El PP siempre ha querido ocupar el espacio del centro. En su XVI Congreso, Rajoy proclamó: «Somos un partido de centro. ¿Y esto qué quiere decir? Quiere decir que nosotros no arrastramos doctrinas ni orejeras. Que no tenemos ideas preconcebidas sobre las cosas […]. El centrismo no es una ideología; no es una doctrina política. El centrismo es una voluntad. La voluntad de evitar cualquier exageración.
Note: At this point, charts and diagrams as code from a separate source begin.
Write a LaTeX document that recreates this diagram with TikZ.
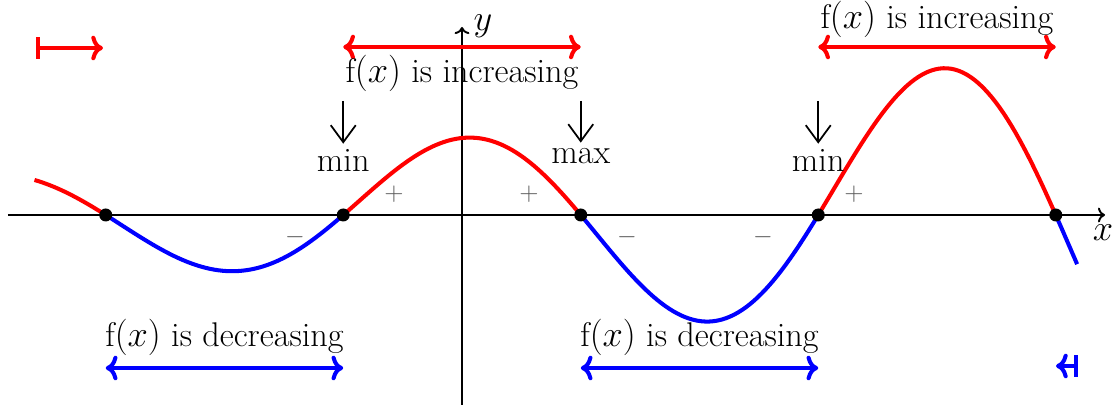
\documentclass[tikz,border=0pt]{standalone}
\usepackage{tikz}
\usetikzlibrary{arrows.meta}
\tikzset{
  axis/.style={line width=1.1pt, draw=black, ->},
  risepart/.style={line width=2.3pt, draw=red},
  fallpart/.style={line width=2.3pt, draw=blue},
  rootdot/.style={circle, fill=black, inner sep=0pt, minimum size=0.26cm},
  signlabel/.style={font=\Large, text=black!65},
  turnlabel/.style={anchor=base},
  pointer/.style={line width=1pt, draw=black, -{Straight Barb[length=0.34cm, width=0.5cm]}},
  uprange/.style={line width=2.3pt, draw=red, <->},
  downrange/.style={line width=2.3pt, draw=blue, <->},
}

\begin{document}
\begin{tikzpicture}[font=\fontsize{19.5}{23}\selectfont,
  declare function={wave(\u)=1.54*exp(0.32*\u)*cos(180*\u);}]
\useasboundingbox (-9.24,-3.82) rectangle (13.08,4.30);
% axes
\coordinate (xstart) at (-9.08,0);
\coordinate (xend) at (12.86,0);
\coordinate (ystart) at (0,-3.80);
\coordinate (yend) at (0,3.76);
\draw[axis] (xstart) -- (xend);
\draw[axis] (ystart) -- (yend);
\node (xlab) at (12.82,-0.36) {$x$};
\node (ylab) at (0.42,3.78) {$y$};
% the curve
\draw[risepart] plot[domain=-1.8:-1.5, samples=20] ({4.75*\x},{wave(\x)});
\draw[fallpart] plot[domain=-1.5:-0.5, samples=60] ({4.75*\x},{wave(\x)});
\draw[risepart] plot[domain=-0.5:0.5, samples=60] ({4.75*\x},{wave(\x)});
\draw[fallpart] plot[domain=0.5:1.5, samples=60] ({4.75*\x},{wave(\x)});
\draw[risepart] plot[domain=1.5:2.5, samples=60] ({4.75*\x},{wave(\x)});
\draw[fallpart] plot[domain=2.5:2.59, samples=10] ({4.75*\x},{wave(\x)});
% roots
\node[rootdot] (z1) at (-7.125,0) {};
\node[rootdot] (z2) at (-2.375,0) {};
\node[rootdot] (z3) at (2.375,0) {};
\node[rootdot] (z4) at (7.125,0) {};
\node[rootdot] (z5) at (11.875,0) {};
% signs
\node[signlabel] (s1) at (-3.34,-0.44) {$-$};
\node[signlabel] (s2) at (-1.36,0.42) {$+$};
\node[signlabel] (s3) at (1.34,0.42) {$+$};
\node[signlabel] (s4) at (3.30,-0.44) {$-$};
\node[signlabel] (s5) at (6.02,-0.44) {$-$};
\node[signlabel] (s6) at (7.84,0.42) {$+$};
% turning points
\node[turnlabel] (min1) at (-2.375,0.86) {min};
\node[turnlabel] (max1) at (2.375,1.02) {max};
\node[turnlabel] (min2) at (7.125,0.86) {min};
\coordinate (p1) at (-2.375,2.28);
\coordinate (p2) at (2.375,2.28);
\coordinate (p3) at (7.125,2.28);
\draw[pointer] (p1) -- (min1.north);
\draw[pointer] (p2) -- (max1.north);
\draw[pointer] (p3) -- (min2.north);
% ranges
\coordinate (uprow) at (0,3.36);
\coordinate (downrow) at (0,-3.06);
\draw[uprange] (z2 |- uprow) -- (z3 |- uprow);
\draw[uprange] (z4 |- uprow) -- (z5 |- uprow);
\draw[downrange] (z1 |- downrow) -- (z2 |- downrow);
\draw[downrange] (z3 |- downrow) -- (z4 |- downrow);
\node[anchor=base] (inc1) at (0,2.64) {f$(x)$ is increasing};
\node[anchor=base] (inc2) at (9.5,3.72) {f$(x)$ is increasing};
\node[anchor=base] (dec1) at (-4.75,-2.64) {f$(x)$ is decreasing};
\node[anchor=base] (dec2) at (4.75,-2.64) {f$(x)$ is decreasing};
% stubs at the ends
\coordinate (lbar) at (-8.52,3.34);
\coordinate (ltip) at (-7.18,3.34);
\coordinate (rbar) at (12.32,-3.02);
\coordinate (rtip) at (11.88,-3.02);
\draw[line width=2.3pt, draw=red, |->] (lbar) -- (ltip);
\draw[line width=2.3pt, draw=blue, |->] (rbar) -- (rtip);
\end{tikzpicture}
\end{document}
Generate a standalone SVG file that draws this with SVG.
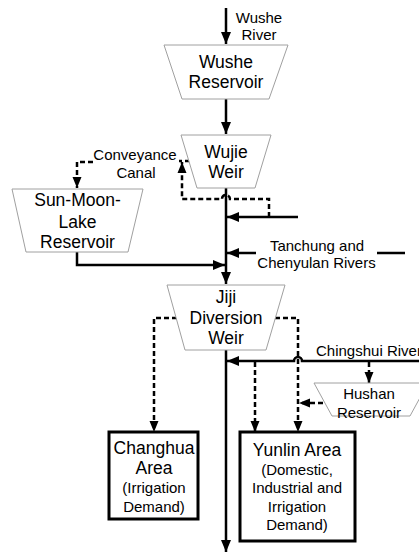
<svg xmlns="http://www.w3.org/2000/svg" width="419" height="553" viewBox="0 0 419 553">
<defs>
<marker id="ah" markerUnits="userSpaceOnUse" markerWidth="12" markerHeight="10" refX="12" refY="5" orient="auto"><path d="M0,0 L12,5 L0,10 z" fill="#000"/></marker>
<marker id="ahd" markerUnits="userSpaceOnUse" markerWidth="11" markerHeight="10" refX="11" refY="5" orient="auto"><path d="M0,0.5 L11,5 L0,9.5 z" fill="#000"/></marker>
<style>
.trap{fill:#fff;stroke:#a0a0a0;stroke-width:1}
.box{fill:#fff;stroke:#000;stroke-width:3}
.s{fill:none;stroke:#000;stroke-width:2.5}
.d{fill:none;stroke:#000;stroke-width:2.5;stroke-dasharray:5,3}
text{font-family:"Liberation Sans",Arial,sans-serif;fill:#000}
.n{font-size:17.5px;text-anchor:middle}
.m{font-size:15px;text-anchor:middle}
.l{font-size:15px}
</style>
</defs>
<rect width="419" height="553" fill="#fff"/>
<g id="connectors">
<path class="s" d="M226,8 L226,44" marker-end="url(#ah)"/>
<path class="s" d="M226,99 L226,134" marker-end="url(#ah)"/>
<path class="s" d="M226,188 L226,284" marker-end="url(#ah)"/>
<path class="s" d="M226,350 L226,552" marker-end="url(#ah)"/>
<path class="s" d="M298,217 L227,217" marker-end="url(#ah)"/>
<path class="s" d="M405,253 L377,253 M256,253 L227,253" marker-end="url(#ah)"/>
<path class="s" d="M77,252 L77,265 L225,265" marker-end="url(#ah)"/>
<path class="s" d="M419,361 L302,361 A4,4 0 0 0 294,361 L227,361" marker-end="url(#ah)"/>
<path class="d" d="M190,161 L179,161 M93,162 L77,162 L77,188" marker-end="url(#ahd)"/>
<path class="d" d="M269,217 L269,199 L230,199 A4,4 0 0 0 222,199 L182,199 L182,162" marker-end="url(#ahd)"/>
<path class="d" d="M177,318 L154,318 L154,432" marker-end="url(#ahd)"/>
<path class="d" d="M275,318 L298,318 L298,432" marker-end="url(#ahd)"/>
<path class="d" d="M255,362 L255,432" marker-end="url(#ahd)"/>
<path class="d" d="M369,362 L369,383" marker-end="url(#ahd)"/>
<path class="d" d="M323,403 L299,403" marker-end="url(#ahd)"/>
</g>
<g id="wushe-river"><text class="m" x="259" y="22.5">Wushe</text><text class="m" x="259" y="40">River</text></g>
<g id="wushe-reservoir"><polygon class="trap" points="164,45 288,45 269,99 182,99"/><text class="n" x="226" y="68">Wushe</text><text class="n" x="226" y="88">Reservoir</text></g>
<g id="wujie-weir"><polygon class="trap" points="181,135 271,135 255,188 197,188"/><text class="n" x="226" y="158">Wujie</text><text class="n" x="226" y="178">Weir</text></g>
<g id="conveyance-canal"><text class="m" x="135" y="159.5">Conveyance</text><text class="m" x="136" y="177.5">Canal</text></g>
<g id="sun-moon-lake"><polygon class="trap" points="12,189 143,189 128,252 26,252"/><text class="n" x="77.5" y="206">Sun-Moon-</text><text class="n" x="77.5" y="228">Lake</text><text class="n" x="77.5" y="248">Reservoir</text></g>
<g id="tanchung"><text class="m" x="317" y="250.5">Tanchung and</text><text class="m" x="316.5" y="267.5">Chenyulan Rivers</text></g>
<g id="jiji-weir"><polygon class="trap" points="167,285 285,285 266,350 185,350"/><text class="n" x="226" y="303">Jiji</text><text class="n" x="226" y="324">Diversion</text><text class="n" x="226" y="344">Weir</text></g>
<g id="chingshui-river"><text class="l" x="316" y="355.5">Chingshui River</text></g>
<g id="hushan-reservoir"><polygon class="trap" points="314,383 428,383 410,416 332,416"/><text class="m" x="369" y="399">Hushan</text><text class="m" x="369" y="418">Reservoir</text></g>
<g id="changhua-area"><rect class="box" x="109" y="432" width="89" height="87"/><text class="n" x="154" y="454">Changhua</text><text class="n" x="154" y="474">Area</text><text class="m" x="154" y="493">(Irrigation</text><text class="m" x="154" y="512">Demand)</text></g>
<g id="yunlin-area"><rect class="box" x="240" y="432" width="115" height="109"/><text class="n" x="297" y="456">Yunlin Area</text><text class="m" x="297" y="475">(Domestic,</text><text class="m" x="297" y="493">Industrial and</text><text class="m" x="297" y="512">Irrigation</text><text class="m" x="297" y="530">Demand)</text></g>
</svg>
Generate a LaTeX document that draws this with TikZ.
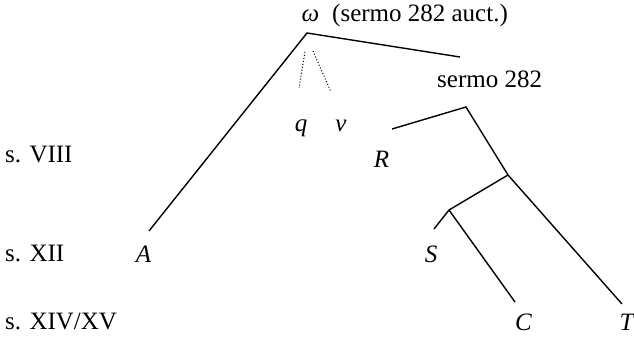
\documentclass[tikz,border=0pt]{standalone}
\usepackage{fontspec}
\setmainfont{Liberation Serif}
\newfontfamily\tnr{Liberation Serif}
\begin{document}
\begin{tikzpicture}[x=1pt,y=-1pt,
  lbl/.style={inner sep=0pt, anchor=base west, font=\tnr\fontsize{25}{30}\selectfont},
  sig/.style={inner sep=0pt, anchor=base, font=\tnr\fontsize{25}{30}\selectfont\itshape},
  stemma/.style={line width=1.4pt},
  conj/.style={line width=1pt, dash pattern=on 1pt off 2pt}]
\useasboundingbox (0,0) rectangle (634,337);
% texts
\node[sig] (omega) at (310.5,22) {ω};
\node[lbl] (auct) at (332,22) {(sermo 282 auct.)};
\node[lbl] (sermo) at (437,88) {sermo 282};
\node[sig] (q) at (301,131) {q};
\node[sig] (v) at (341,131) {v};
\node[sig] (R) at (381.5,167) {R};
\node[sig] (A) at (143.5,262) {A};
\node[sig] (S) at (431,262) {S};
\node[sig] (C) at (523.5,330) {C};
\node[sig] (T) at (626.5,330) {T};
\node[lbl] (s8) at (5,162) {s. VIII};
\node[lbl] (s12) at (5,261) {s. XII};
\node[lbl] (s14) at (5,329) {s. XIV/XV};
% branching points and line ends
\coordinate (O) at (307,33);
\coordinate (Aend) at (149,231);
\coordinate (Oright) at (460,57);
\coordinate (P) at (466,107);
\coordinate (Rend) at (392,129);
\coordinate (J1) at (508,175);
\coordinate (Tend) at (622,304);
\coordinate (J2) at (449,210);
\coordinate (Send) at (434,229);
\coordinate (Cend) at (515,302);
\coordinate (qtop) at (305,52);
\coordinate (qend) at (299,88);
\coordinate (vtop) at (313,51);
\coordinate (vend) at (331,92);
% connectors
\draw[stemma] (Aend) -- (O) -- (Oright);
\draw[stemma] (Rend) -- (P) -- (J1) -- (Tend);
\draw[stemma] (J1) -- (J2) -- (Send);
\draw[stemma] (J2) -- (Cend);
\draw[conj] (qtop) -- (qend);
\draw[conj] (vtop) -- (vend);
\end{tikzpicture}
\end{document}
La voluntad de sacar el mejor partido de las cosas sin prejuicios doctrinarios». Pero estas vaguedades sólo pueden sustentarse en un liderazgo carismático.

Haga lo que hagan los centristas, serán siempre vistos por la izquierda como una derecha que no se atreve a decir su nombre. Para “desenmascararla” no dudará en recurrir a un arma políticamente demoledora: la ridiculización. Añadamos a «Rosita la Pastelera» el «Maura, no», los apelativos de «Don Alfonso en rústica» o «el Botas» dedicados a Alcalá Zamora, el «¡HEIL FRAGA!» que apareció en una portada de la revista Por Favor… y, por supuesto, no olvidemos la facundia corrosiva de Alfonso Guerra, para quien Aznar era «José María el Tempranillo» y un «híbrido entre Onésimo Redondo y Escrivá de Balaguer»; Jorge Vestringe una «liendre con gafas», Loyola de Palacio una «monja alférez», Soledad Becerril «Carlos II vestido de Mariquita Pérez», Calvo Sotelo un «marmolillo de calle peatonal», etc. «¡Alfonso, dales caña», le gritaban sus seguidores en los mítines. Y él se avenía fácilmente a ofrecer chistes en vez de argumentos. ¿Hace falta añadir cuanto se ha dicho de Albert Rivera?

A veces es tentador sospechar que algunos buscan el centro esperando hallar en él un espacio libre de polémicas, pero el empeño de una política sin pasión religiosa suele acabar abocando a una política pasional en el mismo momento en que los centristas descubren que no depende de ellos la conducta de los extremos. Es decir, que no depende de ellos la creación de sus propias condiciones de posibilidad.